Can etckeeper be used to track config files outside of /etc?

Solution 1:

I edited the above script to also include plain files.

maybe someone should add a possibility to configure this outside a script (in the etckeeper config?) and send this as a patch to joey hess?

#!/bin/sh
set -e

# Based on nealmcb's + ErebusBat's script from http://serverfault.com/questions/211425/

# If you want other configuration data or files on the system also
# opportunistically tracked via etckeeper, use this script to copy them in.

# If there is a hook of some sort available related to the files
# you're mirroring, you can call etckeeper directly and track them
# proactively, rather than just opportunistically here.

MIRROR_ROOT=/etc/etckeeper.mirror.d
echo "etckeeper: mirroring outside files to $MIRROR_ROOT/:"

mirror_dir() {
   LOCAL_PATH=$1
   echo "  $LOCAL_PATH"
   mkdir -p $MIRROR_ROOT/$LOCAL_PATH
   rsync -a --del $LOCAL_PATH/ $MIRROR_ROOT/$LOCAL_PATH
}

mirror_file() {
   LOCAL_PATH=$1
   DIRPATH=`dirname $LOCAL_PATH | head -n 1`
   echo "  $LOCAL_PATH"
   mkdir -p $MIRROR_ROOT/$DIRPATH
   rsync -a --del $LOCAL_PATH $MIRROR_ROOT/$DIRPATH
}
mirror_file "/var/srv/foo_bar/blog/config.py"
mirror_file "/var/srv/foo_bar_another_host/trac/conf/trac.ini"
mirror_file "/tmp/wildcards/*.jpg"

Solution 2:

etckeeper does allow you to integrate it with other systems.

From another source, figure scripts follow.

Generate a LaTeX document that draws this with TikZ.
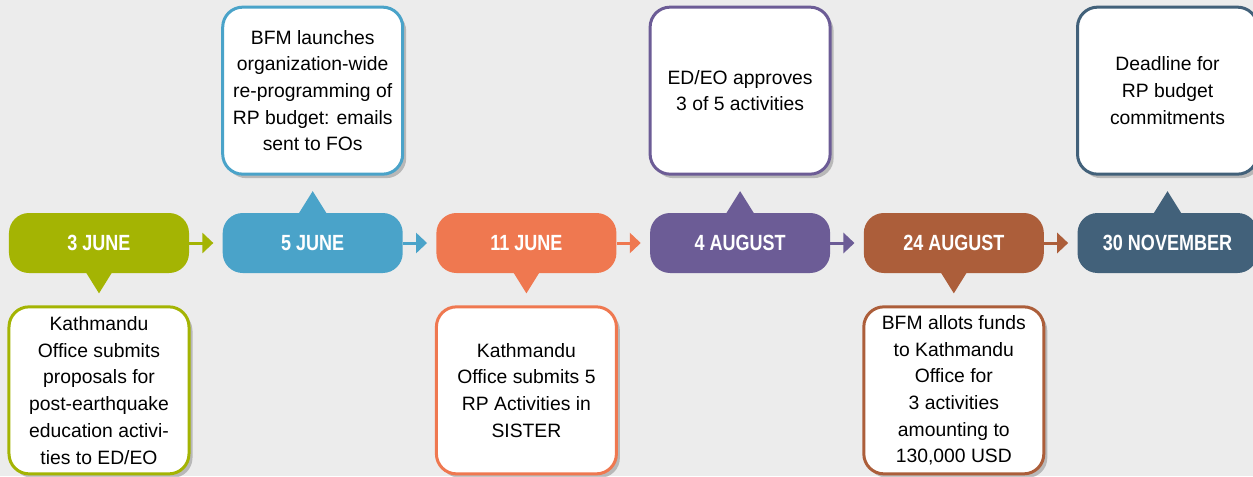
\documentclass[tikz,border=0pt]{standalone}
\usepackage{fontspec}
\setmainfont{Liberation Sans}
\newfontfamily\datefont{Liberation Sans}[FakeStretch=0.82]
\usetikzlibrary{positioning,arrows.meta,shadows}

\definecolor{cbg}{RGB}{236,236,236}
\definecolor{cgreen}{RGB}{164,180,3}
\definecolor{cblue}{RGB}{74,163,201}
\definecolor{corange}{RGB}{239,120,80}
\definecolor{cpurple}{RGB}{108,92,150}
\definecolor{cbrown}{RGB}{172,94,58}
\definecolor{cslate}{RGB}{66,97,122}

\tikzset{
	timeline/.style = {
		node distance = 6.6mm,
		arrow/.style = {
			draw,
			line width = 0.6mm,
			-{Triangle[width=4mm, length=2.2mm]},
			shorten >= 1.8mm,
		}
	},
	datebox/.style = {
		rectangle,
		rounded corners = 4mm,
		minimum width = 36mm,
		minimum height = 12mm,
		text = white,
		font = \datefont\bfseries\fontsize{12.5}{14}\selectfont
	},
	notebox/.style = {
		rectangle,
		rounded corners = 4mm,
		line width = 0.6mm,
		fill = white,
		minimum width = 36mm,
		minimum height = 33.4mm,
		inner sep = 2pt,
		align = center,
		font = \fontsize{11}{15.2}\selectfont,
		drop shadow = {shadow xshift = 0.7mm, shadow yshift = -0.8mm, opacity = 0.22, fill = black}
	}
}

\begin{document}
\begin{tikzpicture}[timeline]
	\useasboundingbox[fill=cbg] (-19.8mm,48.6mm) rectangle (230.8mm,-46.6mm);

	\node[datebox, fill=cgreen] (jun3) {3 JUNE};
	\node[datebox, fill=cblue, right = of jun3] (jun5) {5 JUNE};
	\node[datebox, fill=corange, right = of jun5] (jun11) {11 JUNE};
	\node[datebox, fill=cpurple, right = of jun11] (aug4) {4 AUGUST};
	\node[datebox, fill=cbrown, right = of aug4] (aug24) {24 AUGUST};
	\node[datebox, fill=cslate, right = of aug24] (nov30) {30 NOVEMBER};

	\node[notebox, draw=cgreen, below = 6.4mm of jun3] (jun3-note)
		{Kathmandu\\Office submits\\proposals for\\post-earthquake\\education activi-\\ties to ED/EO};
	\node[notebox, draw=cblue, above = 7.4mm of jun5] (jun5-note)
		{BFM launches\\organization-wide\\re-programming of\\RP budget: emails\\sent to FOs};
	\node[notebox, draw=corange, below = 6.4mm of jun11] (jun11-note)
		{Kathmandu\\Office submits 5\\RP Activities in\\SISTER};
	\node[notebox, draw=cpurple, above = 7.4mm of aug4] (aug4-note)
		{ED/EO approves\\3 of 5 activities};
	\node[notebox, draw=cbrown, below = 6.4mm of aug24] (aug24-note)
		{BFM allots funds\\to Kathmandu\\Office for\\3 activities\\amounting to\\130,000 USD};
	\node[notebox, draw=cslate, above = 7.4mm of nov30] (nov30-note)
		{Deadline for\\RP budget\\commitments};

	% pointers towards the notes
	\fill[cgreen] ([xshift=-2.8mm, yshift=0.5mm]jun3.south) -- ([xshift=2.8mm, yshift=0.5mm]jun3.south) -- ([yshift=-4mm]jun3.south) -- cycle;
	\fill[cblue] ([xshift=-3mm, yshift=-0.5mm]jun5.north) -- ([xshift=3mm, yshift=-0.5mm]jun5.north) -- ([yshift=4.3mm]jun5.north) -- cycle;
	\fill[corange] ([xshift=-2.8mm, yshift=0.5mm]jun11.south) -- ([xshift=2.8mm, yshift=0.5mm]jun11.south) -- ([yshift=-4mm]jun11.south) -- cycle;
	\fill[cpurple] ([xshift=-3mm, yshift=-0.5mm]aug4.north) -- ([xshift=3mm, yshift=-0.5mm]aug4.north) -- ([yshift=4.3mm]aug4.north) -- cycle;
	\fill[cbrown] ([xshift=-2.8mm, yshift=0.5mm]aug24.south) -- ([xshift=2.8mm, yshift=0.5mm]aug24.south) -- ([yshift=-4mm]aug24.south) -- cycle;
	\fill[cslate] ([xshift=-3mm, yshift=-0.5mm]nov30.north) -- ([xshift=3mm, yshift=-0.5mm]nov30.north) -- ([yshift=4.3mm]nov30.north) -- cycle;

	\begin{scope}[every path/.style = arrow]
		\path[draw=cgreen, fill=cgreen] (jun3) to (jun5);
		\path[draw=cblue, fill=cblue] (jun5) to (jun11);
		\path[draw=corange, fill=corange] (jun11) to (aug4);
		\path[draw=cpurple, fill=cpurple] (aug4) to (aug24);
		\path[draw=cbrown, fill=cbrown] (aug24) to (nov30);
	\end{scope}
\end{tikzpicture}
\end{document}
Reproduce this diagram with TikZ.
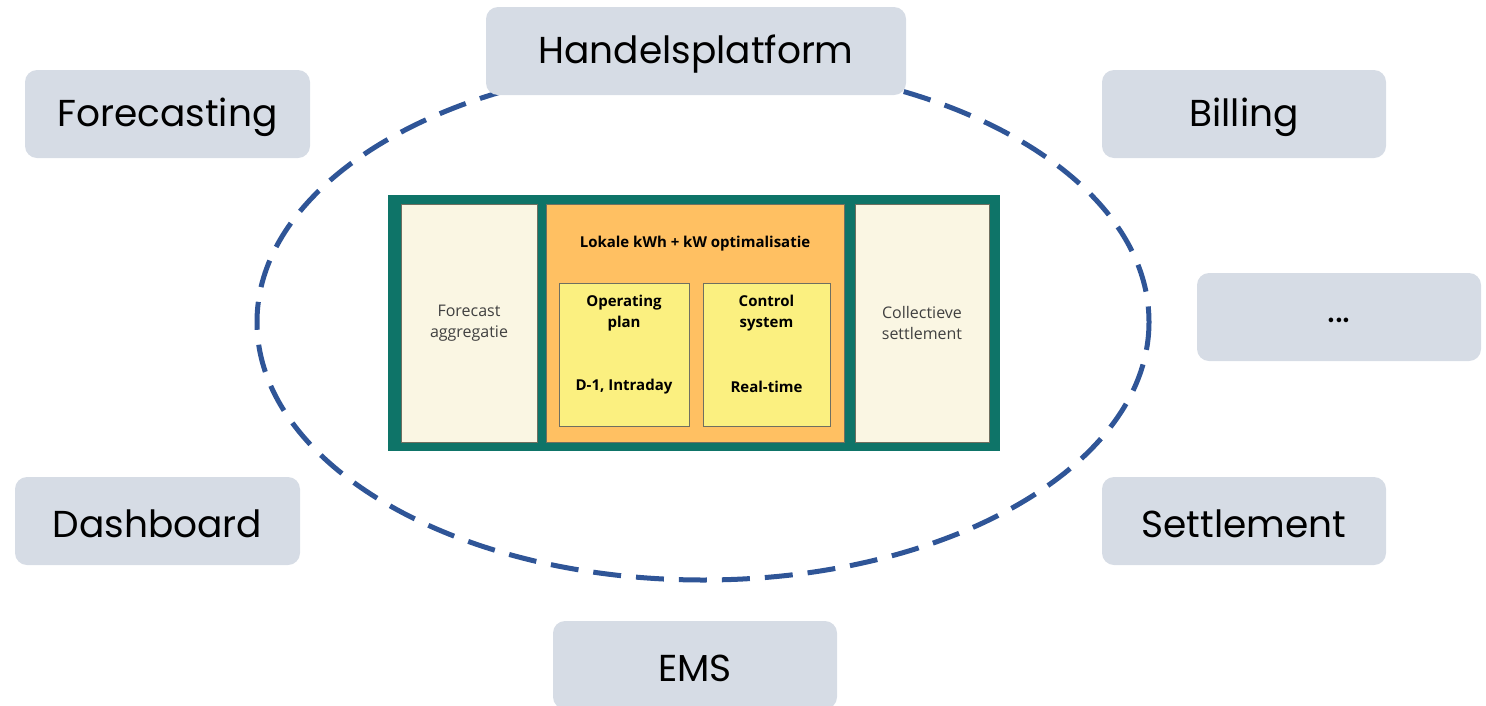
\documentclass[tikz,border=0pt]{standalone}
\usepackage{fontspec}
\setmainfont{Poppins}
\newfontfamily\innerfont{Open Sans}
\definecolor{boxgray}{HTML}{D6DCE5}
\definecolor{ellblue}{HTML}{2F5597}
\definecolor{teal}{HTML}{0E7468}
\definecolor{cream}{HTML}{FAF6E3}
\definecolor{orangebg}{HTML}{FFC062}
\definecolor{yellowbg}{HTML}{FBF080}
\definecolor{panelborder}{HTML}{6F6F60}
\definecolor{graytext}{HTML}{404040}
\newcommand{\lowtxt}[1]{\raisebox{-3pt}[\height][\depth]{#1}}
\tikzset{
  outerbox/.style={fill=boxgray, rounded corners=12pt, minimum width=285pt, minimum height=88pt, inner sep=0pt, font=\fontsize{37.5}{44}\selectfont, text=black},
  panel/.style={draw=panelborder, line width=1pt, inner sep=0pt},
  panelcream/.style={panel, fill=cream},
  panelorange/.style={panel, fill=orangebg},
  panelyellow/.style={panel, fill=yellowbg},
  boldtxt/.style={font=\innerfont\bfseries\fontsize{15}{21}\selectfont, align=center, text=black, inner sep=0pt},
  regtxt/.style={font=\innerfont\fontsize{16}{21}\selectfont, align=center, text=graytext, inner sep=0pt},
  ring/.style={draw=ellblue, line width=5pt, dash pattern=on 28pt off 15pt}
}
\begin{document}
\begin{tikzpicture}[x=1pt,y=-1pt]
\useasboundingbox (0,0) rectangle (1486,705);
\begin{scope}
\clip (0,0) rectangle (1486,705);
% dashed ellipse
\draw[ring] (703,322) ellipse [x radius=446, y radius=258];
% outer boxes
\node[outerbox, minimum width=420pt] (handel) at (696,51) {\lowtxt{Handelsplatform}};
\node[outerbox] (forecasting) at (167.5,114) {\lowtxt{Forecasting}};
\node[outerbox, minimum width=284pt] (billing) at (1244,114) {\lowtxt{Billing}};
\node[outerbox, minimum width=284pt] (dots) at (1339,317) {\lowtxt{...}};
\node[outerbox] (dashboard) at (157.5,521) {\lowtxt{Dashboard}};
\node[outerbox, minimum width=284pt] (settlement) at (1244,521) {\lowtxt{Settlement}};
\node[outerbox, minimum width=284pt] (ems) at (695,665) {\lowtxt{EMS}};
% inner diagram
\node[fill=teal, minimum width=612pt, minimum height=256pt, inner sep=0pt] (core) at (694,323) {};
\node[panelcream, minimum width=136pt, minimum height=238pt] (left) at (469,323) {};
\node[panelorange, minimum width=298pt, minimum height=238pt] (mid) at (695,323) {};
\node[panelcream, minimum width=134pt, minimum height=238pt] (right) at (922,323) {};
\node[panelyellow, minimum width=130pt, minimum height=143pt] (opplan) at (624,354.5) {};
\node[panelyellow, minimum width=127pt, minimum height=143pt] (ctrl) at (766.5,354.5) {};
\node[boldtxt] (title) at (695,244) {Lokale kWh + kW optimalisatie};
\node[boldtxt] (optxt) at (624,313) {Operating\\plan};
\node[boldtxt] (optime) at (624,387) {D-1, Intraday};
\node[boldtxt] (ctxt) at (766.5,313) {Control\\system};
\node[boldtxt] (ctime) at (766.5,387) {Real-time};
\node[regtxt] (fctxt) at (469,323) {Forecast\\aggregatie};
\node[regtxt] (settxt) at (922,323) {Collectieve\\settlement};
\end{scope}
\end{tikzpicture}
\end{document}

I also wanted to track changes made by update-grub in /boot, so I put the code below in /etc/etckeeper/commit.d/20mirror-outside-files

This way any time etckeeper is called for other reasons (when I install software, sometimes nightly, etc), it will grab and track revisions in the latest grub configuration.

I invented the convention to put this stuff under /etc/Mirror/path-to-outside-file, e.g. /etc/Mirror/boot/grub/grub.cfg but if anyone has precedent for another such convention, I'd love to hear about it.

#!/bin/sh
set -e

# If you want other configuration data or files on the system also
# opportunistically tracked via etckeeper, use this script to copy them in.

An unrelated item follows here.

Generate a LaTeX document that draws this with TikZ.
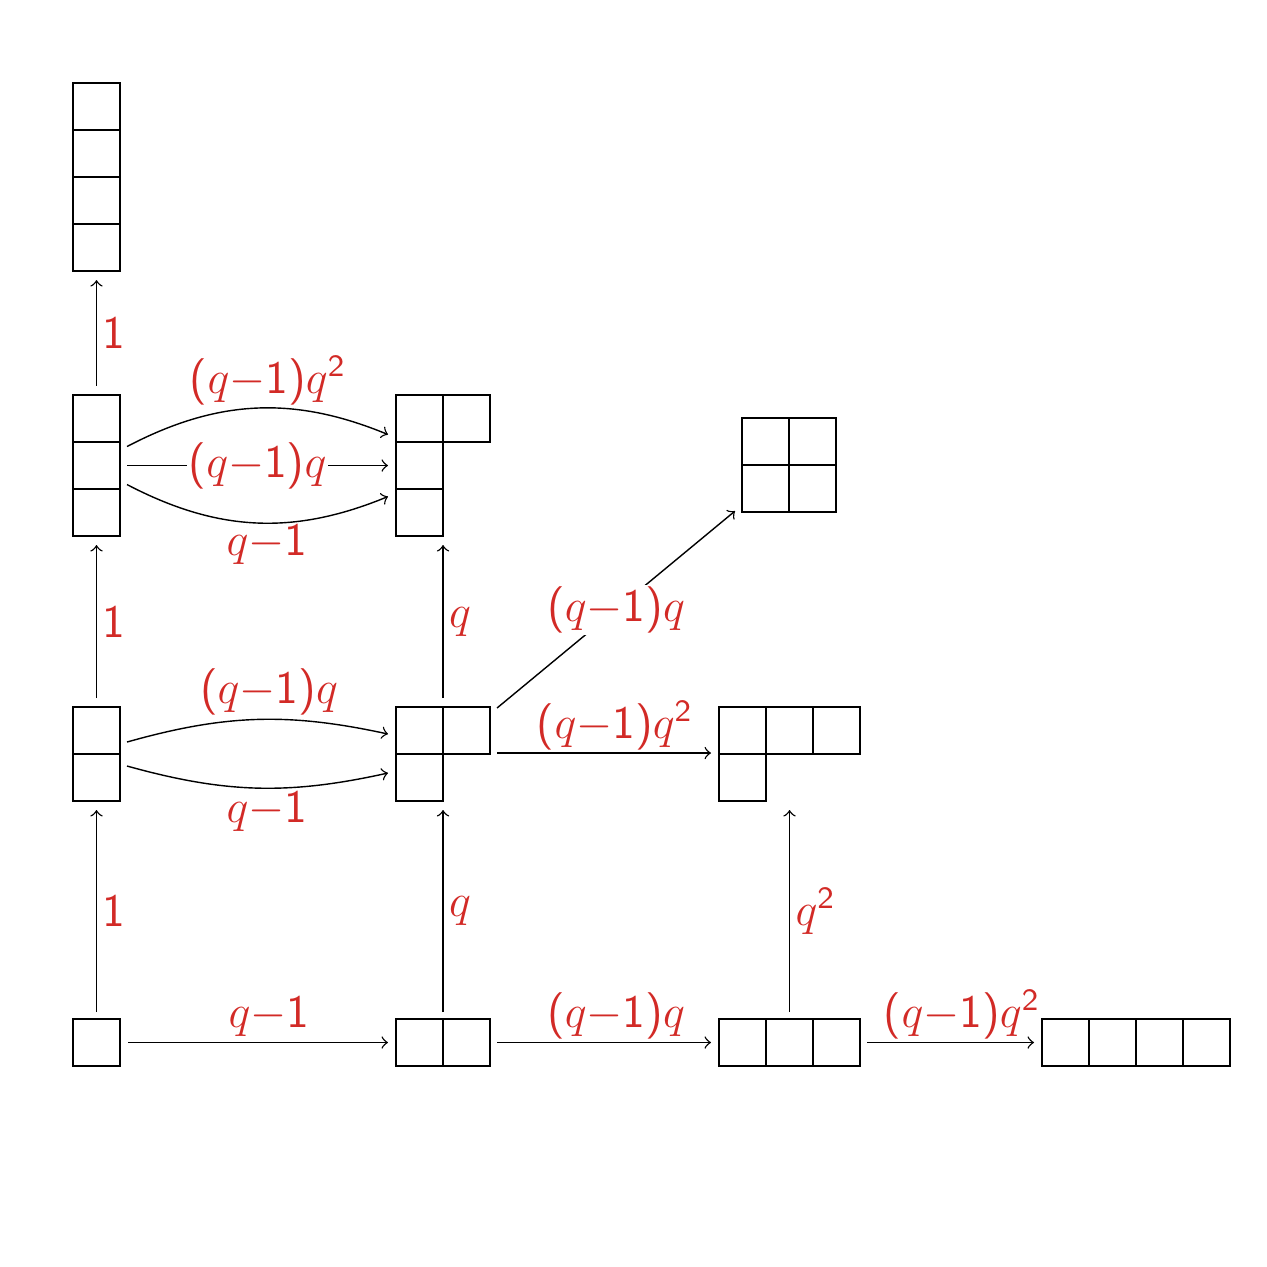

# If there is a hook of some sort available related to the files
# you're mirroring, you can call etckeeper directly and track them
# proactively, rather than just opportunistically here.

echo etckeeper: mirroring outside files

mkdir -p /etc/Mirror/boot/grub
cp -p /boot/grub/grub.cfg /etc/Mirror/boot/grub

Update:

Note that for some reason etckeeper doesn't run this when you do an apt-get remove or purge, e.g. to delete an old kernel. Odd.... But you can run sudo etckeeper commit manually in that case, or after a manual update-grub.


Solution 3:

etckeeper now has a -d option to indicate on which directory it must operate.

While hooks to trigger etckeeper generally use construct as etckeeper pre-install, ..., you will have to add hooks that use etckeeper pre-install -d /boot/grub instead. This shall avoid file duplication in your approach.

Note that if you consider that systemd target, service, ..., files are configuration files (I do - after all, files under /lib/systemd are not that different from files under /etc/init.d) then this -d option will help you to keep track of what happen in /lib/systemd.